The steering committee of the budding effort, tentatively called Christian Churches Together in the U.S.A., will invite a wide range of national church bodies and agencies over the next several weeks to join them.
The loosely knit alliance would represent five segments of U.S. Christianity, listed in the plan as “Evangelical/Pentecostal, Historic Protestant, Orthodox, Racial/Ethnic and Roman Catholic.”
The National Council of Churches is the nation’s largest ecumenical group, but the Catholic church and most evangelicals and Pentecostals do not belong to it.
If the new alliance emerges, it could supplant the National Council or alter its role.

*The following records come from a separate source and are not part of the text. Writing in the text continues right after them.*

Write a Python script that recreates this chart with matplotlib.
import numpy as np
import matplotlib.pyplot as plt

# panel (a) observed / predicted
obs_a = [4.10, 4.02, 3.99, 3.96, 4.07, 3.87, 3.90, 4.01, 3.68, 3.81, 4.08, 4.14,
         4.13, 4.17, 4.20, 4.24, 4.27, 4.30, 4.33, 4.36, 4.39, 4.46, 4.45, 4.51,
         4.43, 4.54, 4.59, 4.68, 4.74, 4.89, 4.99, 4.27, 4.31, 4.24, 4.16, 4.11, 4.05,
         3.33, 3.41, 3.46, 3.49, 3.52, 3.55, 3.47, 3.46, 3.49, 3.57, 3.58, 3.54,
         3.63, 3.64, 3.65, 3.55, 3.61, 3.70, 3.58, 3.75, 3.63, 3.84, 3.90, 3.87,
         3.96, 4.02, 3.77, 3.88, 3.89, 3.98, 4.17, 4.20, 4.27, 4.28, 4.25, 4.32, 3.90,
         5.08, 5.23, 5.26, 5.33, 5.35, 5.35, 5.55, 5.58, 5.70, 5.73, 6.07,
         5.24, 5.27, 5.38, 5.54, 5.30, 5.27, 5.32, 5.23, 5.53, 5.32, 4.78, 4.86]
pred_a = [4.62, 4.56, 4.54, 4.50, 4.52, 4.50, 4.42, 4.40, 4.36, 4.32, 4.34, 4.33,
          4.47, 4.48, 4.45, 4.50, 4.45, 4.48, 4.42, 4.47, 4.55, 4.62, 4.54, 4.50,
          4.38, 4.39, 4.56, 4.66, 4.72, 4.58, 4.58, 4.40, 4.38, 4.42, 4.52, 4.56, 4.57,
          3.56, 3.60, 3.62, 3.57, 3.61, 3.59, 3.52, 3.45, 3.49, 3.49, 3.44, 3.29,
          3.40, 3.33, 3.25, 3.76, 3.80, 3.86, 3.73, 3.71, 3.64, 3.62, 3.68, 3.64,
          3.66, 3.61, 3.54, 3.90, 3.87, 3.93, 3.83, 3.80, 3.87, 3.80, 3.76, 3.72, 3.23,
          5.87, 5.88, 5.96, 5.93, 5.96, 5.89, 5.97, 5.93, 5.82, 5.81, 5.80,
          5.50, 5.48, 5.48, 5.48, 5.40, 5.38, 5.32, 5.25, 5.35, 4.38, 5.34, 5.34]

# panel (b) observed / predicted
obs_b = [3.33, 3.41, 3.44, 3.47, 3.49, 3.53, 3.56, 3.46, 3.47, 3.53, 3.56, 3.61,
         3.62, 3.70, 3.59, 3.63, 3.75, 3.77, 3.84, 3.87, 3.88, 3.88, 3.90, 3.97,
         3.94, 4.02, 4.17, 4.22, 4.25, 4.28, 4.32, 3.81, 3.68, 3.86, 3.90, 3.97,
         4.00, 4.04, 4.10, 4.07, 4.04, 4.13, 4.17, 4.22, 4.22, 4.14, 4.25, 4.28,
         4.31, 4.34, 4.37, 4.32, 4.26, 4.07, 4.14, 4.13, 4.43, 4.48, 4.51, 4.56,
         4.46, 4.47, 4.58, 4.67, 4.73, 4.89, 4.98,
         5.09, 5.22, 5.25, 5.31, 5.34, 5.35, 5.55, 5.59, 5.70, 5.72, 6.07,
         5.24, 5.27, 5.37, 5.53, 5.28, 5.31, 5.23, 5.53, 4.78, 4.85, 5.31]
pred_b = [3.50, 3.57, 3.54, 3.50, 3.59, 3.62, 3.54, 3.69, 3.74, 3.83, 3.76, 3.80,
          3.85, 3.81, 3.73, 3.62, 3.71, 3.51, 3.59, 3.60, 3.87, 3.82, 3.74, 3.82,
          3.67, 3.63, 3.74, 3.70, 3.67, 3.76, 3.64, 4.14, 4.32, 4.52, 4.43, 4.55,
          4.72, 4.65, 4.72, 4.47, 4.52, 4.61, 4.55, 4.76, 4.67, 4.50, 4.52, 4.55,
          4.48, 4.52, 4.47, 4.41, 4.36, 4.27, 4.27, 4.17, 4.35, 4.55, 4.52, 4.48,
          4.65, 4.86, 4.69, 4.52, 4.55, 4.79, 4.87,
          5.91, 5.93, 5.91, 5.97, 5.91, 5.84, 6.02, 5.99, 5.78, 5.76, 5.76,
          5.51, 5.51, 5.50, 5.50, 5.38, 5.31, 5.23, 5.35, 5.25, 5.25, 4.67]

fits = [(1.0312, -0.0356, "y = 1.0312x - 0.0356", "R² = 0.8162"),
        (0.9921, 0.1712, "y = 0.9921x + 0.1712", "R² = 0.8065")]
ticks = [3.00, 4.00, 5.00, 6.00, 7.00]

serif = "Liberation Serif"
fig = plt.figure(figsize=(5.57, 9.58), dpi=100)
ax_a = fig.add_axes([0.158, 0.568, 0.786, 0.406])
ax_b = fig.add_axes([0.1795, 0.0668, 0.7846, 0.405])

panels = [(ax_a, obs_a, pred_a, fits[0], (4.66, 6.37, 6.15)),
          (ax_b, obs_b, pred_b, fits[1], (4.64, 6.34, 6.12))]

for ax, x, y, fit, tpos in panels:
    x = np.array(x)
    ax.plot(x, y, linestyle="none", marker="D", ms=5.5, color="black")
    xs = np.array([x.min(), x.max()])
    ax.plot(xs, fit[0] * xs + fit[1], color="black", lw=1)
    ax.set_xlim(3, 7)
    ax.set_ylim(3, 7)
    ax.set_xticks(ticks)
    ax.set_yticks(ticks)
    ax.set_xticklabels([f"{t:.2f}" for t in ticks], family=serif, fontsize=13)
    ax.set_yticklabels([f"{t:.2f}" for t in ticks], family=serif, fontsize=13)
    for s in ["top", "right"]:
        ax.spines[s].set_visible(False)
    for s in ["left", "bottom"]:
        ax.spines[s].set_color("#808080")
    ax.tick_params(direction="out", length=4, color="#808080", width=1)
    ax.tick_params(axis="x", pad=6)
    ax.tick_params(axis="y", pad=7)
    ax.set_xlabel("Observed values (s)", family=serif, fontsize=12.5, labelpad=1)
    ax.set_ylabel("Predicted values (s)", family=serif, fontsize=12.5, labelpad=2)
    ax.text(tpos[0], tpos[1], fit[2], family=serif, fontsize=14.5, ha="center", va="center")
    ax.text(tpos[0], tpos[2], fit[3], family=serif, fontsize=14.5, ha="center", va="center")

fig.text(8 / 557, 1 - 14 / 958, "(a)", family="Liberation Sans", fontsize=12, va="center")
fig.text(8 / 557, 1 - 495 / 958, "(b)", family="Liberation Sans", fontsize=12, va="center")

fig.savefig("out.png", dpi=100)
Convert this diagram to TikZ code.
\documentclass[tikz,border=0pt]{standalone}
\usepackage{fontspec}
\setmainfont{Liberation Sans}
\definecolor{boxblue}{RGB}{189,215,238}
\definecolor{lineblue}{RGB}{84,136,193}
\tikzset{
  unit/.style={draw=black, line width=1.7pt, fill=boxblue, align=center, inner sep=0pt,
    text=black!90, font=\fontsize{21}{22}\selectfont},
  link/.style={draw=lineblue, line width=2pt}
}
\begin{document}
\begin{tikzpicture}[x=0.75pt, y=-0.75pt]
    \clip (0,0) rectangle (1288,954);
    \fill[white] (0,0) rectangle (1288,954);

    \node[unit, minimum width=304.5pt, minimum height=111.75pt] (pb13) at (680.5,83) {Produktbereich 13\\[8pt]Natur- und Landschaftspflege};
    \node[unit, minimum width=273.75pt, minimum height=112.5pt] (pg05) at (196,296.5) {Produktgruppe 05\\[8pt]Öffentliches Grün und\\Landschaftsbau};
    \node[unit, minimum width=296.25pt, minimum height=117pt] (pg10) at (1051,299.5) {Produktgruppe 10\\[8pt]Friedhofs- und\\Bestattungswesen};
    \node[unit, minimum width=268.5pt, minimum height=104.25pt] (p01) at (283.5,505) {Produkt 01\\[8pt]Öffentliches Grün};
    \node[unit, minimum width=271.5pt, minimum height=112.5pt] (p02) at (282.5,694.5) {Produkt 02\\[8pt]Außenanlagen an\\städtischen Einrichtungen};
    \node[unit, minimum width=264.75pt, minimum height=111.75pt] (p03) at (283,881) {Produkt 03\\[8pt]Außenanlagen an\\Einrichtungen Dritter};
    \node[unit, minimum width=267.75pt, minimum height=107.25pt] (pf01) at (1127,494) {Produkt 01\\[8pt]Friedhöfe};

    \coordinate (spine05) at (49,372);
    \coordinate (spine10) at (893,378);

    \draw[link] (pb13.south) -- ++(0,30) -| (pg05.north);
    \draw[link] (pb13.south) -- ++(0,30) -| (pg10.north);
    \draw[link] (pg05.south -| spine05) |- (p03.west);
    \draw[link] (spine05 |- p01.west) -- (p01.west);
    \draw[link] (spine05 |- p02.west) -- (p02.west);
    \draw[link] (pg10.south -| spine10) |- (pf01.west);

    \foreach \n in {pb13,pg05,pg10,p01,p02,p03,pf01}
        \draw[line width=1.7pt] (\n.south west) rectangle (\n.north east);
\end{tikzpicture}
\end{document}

Orange County Bishop Tod Brown and Baltimore’s Cardinal William Keeler were among the 55 participants who met at Fuller Theological Seminary in Pasadena to discuss the plan. Both are members of the U.S. Conference of Catholic Bishops’ ecumenical committee.
“I don’t think there has ever been anything like this attempted before in this country,” Brown said.
The Rev. Wesley Granberg-Michaelson, steering committee chairman and chief executive of the Reformed Church in America, called the meeting “a remarkable breakthrough. We gathered a wide representation of the Christian churches in the U.S.A. and were able to inspire them into making a deep commitment together.”
Brown said the U.S. Catholic hierarchy could decide on the proposal within two years. Granberg-Michaelson said that’s the likely timetable to go from the planning stage to formal launch of the organization.
One sticking point: The nation’s largest Protestant denomination, the Southern Baptist Convention, may be reluctant to join, though it had an observer at the meeting.
The proposal being sent to churches says that, in the early stages, the alliance will focus on common worship and fellowship.